▶ Work to do: Nothing after the line with "ctx.strokeRect(a.left, a.top, a.right" belongs in the copy; extract the lines below from the top through that line, pictures left out.

▶ Recorded information:

★ ★ ★ ★ ★ ★ ★

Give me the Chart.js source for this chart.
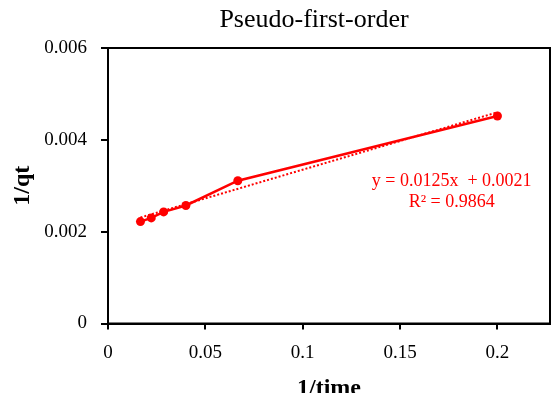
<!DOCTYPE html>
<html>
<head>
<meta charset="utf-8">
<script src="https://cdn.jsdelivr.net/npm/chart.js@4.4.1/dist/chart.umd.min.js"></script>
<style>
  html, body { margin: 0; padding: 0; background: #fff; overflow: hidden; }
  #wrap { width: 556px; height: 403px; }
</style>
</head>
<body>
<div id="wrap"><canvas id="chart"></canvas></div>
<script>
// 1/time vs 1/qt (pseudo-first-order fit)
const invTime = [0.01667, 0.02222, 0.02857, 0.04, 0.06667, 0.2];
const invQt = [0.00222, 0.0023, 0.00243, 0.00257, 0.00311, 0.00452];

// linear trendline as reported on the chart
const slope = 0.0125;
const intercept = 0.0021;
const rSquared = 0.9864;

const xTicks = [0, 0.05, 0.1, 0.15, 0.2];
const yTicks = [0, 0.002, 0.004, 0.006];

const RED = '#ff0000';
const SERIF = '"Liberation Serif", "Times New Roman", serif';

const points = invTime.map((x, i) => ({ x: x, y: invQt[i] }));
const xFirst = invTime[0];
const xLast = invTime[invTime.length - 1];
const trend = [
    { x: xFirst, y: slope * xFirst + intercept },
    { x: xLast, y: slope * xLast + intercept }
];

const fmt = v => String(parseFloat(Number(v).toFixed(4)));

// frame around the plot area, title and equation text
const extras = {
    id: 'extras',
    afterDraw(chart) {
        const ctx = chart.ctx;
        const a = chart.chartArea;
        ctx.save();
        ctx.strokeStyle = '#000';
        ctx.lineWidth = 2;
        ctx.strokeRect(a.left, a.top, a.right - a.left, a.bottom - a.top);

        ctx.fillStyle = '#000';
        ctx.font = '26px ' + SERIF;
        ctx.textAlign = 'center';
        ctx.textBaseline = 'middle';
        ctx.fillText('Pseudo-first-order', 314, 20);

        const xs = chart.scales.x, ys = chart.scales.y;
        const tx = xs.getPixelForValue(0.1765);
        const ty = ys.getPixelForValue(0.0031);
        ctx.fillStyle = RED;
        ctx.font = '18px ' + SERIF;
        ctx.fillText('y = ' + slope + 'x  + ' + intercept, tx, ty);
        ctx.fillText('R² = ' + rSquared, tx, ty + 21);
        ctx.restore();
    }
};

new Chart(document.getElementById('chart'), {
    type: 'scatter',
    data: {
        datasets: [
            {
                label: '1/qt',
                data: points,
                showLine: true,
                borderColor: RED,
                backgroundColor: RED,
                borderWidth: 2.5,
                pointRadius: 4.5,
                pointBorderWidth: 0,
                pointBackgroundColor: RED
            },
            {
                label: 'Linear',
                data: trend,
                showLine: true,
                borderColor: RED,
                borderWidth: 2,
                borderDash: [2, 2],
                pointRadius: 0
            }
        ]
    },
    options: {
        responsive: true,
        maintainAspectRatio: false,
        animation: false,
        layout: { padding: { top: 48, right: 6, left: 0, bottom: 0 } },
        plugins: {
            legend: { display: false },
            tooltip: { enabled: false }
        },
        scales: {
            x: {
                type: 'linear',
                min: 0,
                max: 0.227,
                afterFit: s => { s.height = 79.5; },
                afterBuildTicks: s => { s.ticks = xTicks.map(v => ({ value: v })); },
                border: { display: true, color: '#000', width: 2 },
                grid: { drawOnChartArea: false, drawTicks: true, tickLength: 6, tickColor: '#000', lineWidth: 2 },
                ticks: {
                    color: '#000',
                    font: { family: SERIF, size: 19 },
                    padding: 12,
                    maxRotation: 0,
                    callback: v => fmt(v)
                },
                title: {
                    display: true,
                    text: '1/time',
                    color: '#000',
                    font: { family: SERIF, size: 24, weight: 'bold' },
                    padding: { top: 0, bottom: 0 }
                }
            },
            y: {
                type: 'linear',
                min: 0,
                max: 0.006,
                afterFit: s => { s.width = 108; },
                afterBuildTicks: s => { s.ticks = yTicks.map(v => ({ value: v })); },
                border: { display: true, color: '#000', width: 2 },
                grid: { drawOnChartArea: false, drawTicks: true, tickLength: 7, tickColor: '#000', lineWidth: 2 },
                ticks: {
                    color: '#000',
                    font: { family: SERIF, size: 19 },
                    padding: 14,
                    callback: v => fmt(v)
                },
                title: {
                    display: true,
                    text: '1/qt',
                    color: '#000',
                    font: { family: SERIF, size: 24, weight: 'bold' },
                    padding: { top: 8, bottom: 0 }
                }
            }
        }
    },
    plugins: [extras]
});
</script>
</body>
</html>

★ ★ ★ ★ ★ ★ ★

▶ Solution:
Give me the Chart.js source for this chart.
<!DOCTYPE html>
<html>
<head>
<meta charset="utf-8">
<script src="https://cdn.jsdelivr.net/npm/chart.js@4.4.1/dist/chart.umd.min.js"></script>
<style>
  html, body { margin: 0; padding: 0; background: #fff; overflow: hidden; }
  #wrap { width: 556px; height: 403px; }
</style>
</head>
<body>
<div id="wrap"><canvas id="chart"></canvas></div>
<script>
// 1/time vs 1/qt (pseudo-first-order fit)
const invTime = [0.01667, 0.02222, 0.02857, 0.04, 0.06667, 0.2];
const invQt = [0.00222, 0.0023, 0.00243, 0.00257, 0.00311, 0.00452];

// linear trendline as reported on the chart
const slope = 0.0125;
const intercept = 0.0021;
const rSquared = 0.9864;

const xTicks = [0, 0.05, 0.1, 0.15, 0.2];
const yTicks = [0, 0.002, 0.004, 0.006];

const RED = '#ff0000';
const SERIF = '"Liberation Serif", "Times New Roman", serif';

const points = invTime.map((x, i) => ({ x: x, y: invQt[i] }));
const xFirst = invTime[0];
const xLast = invTime[invTime.length - 1];
const trend = [
    { x: xFirst, y: slope * xFirst + intercept },
    { x: xLast, y: slope * xLast + intercept }
];

const fmt = v => String(parseFloat(Number(v).toFixed(4)));

// frame around the plot area, title and equation text
const extras = {
    id: 'extras',
    afterDraw(chart) {
        const ctx = chart.ctx;
        const a = chart.chartArea;
        ctx.save();
        ctx.strokeStyle = '#000';
        ctx.lineWidth = 2;
        ctx.strokeRect(a.left, a.top, a.right - a.left, a.bottom - a.top);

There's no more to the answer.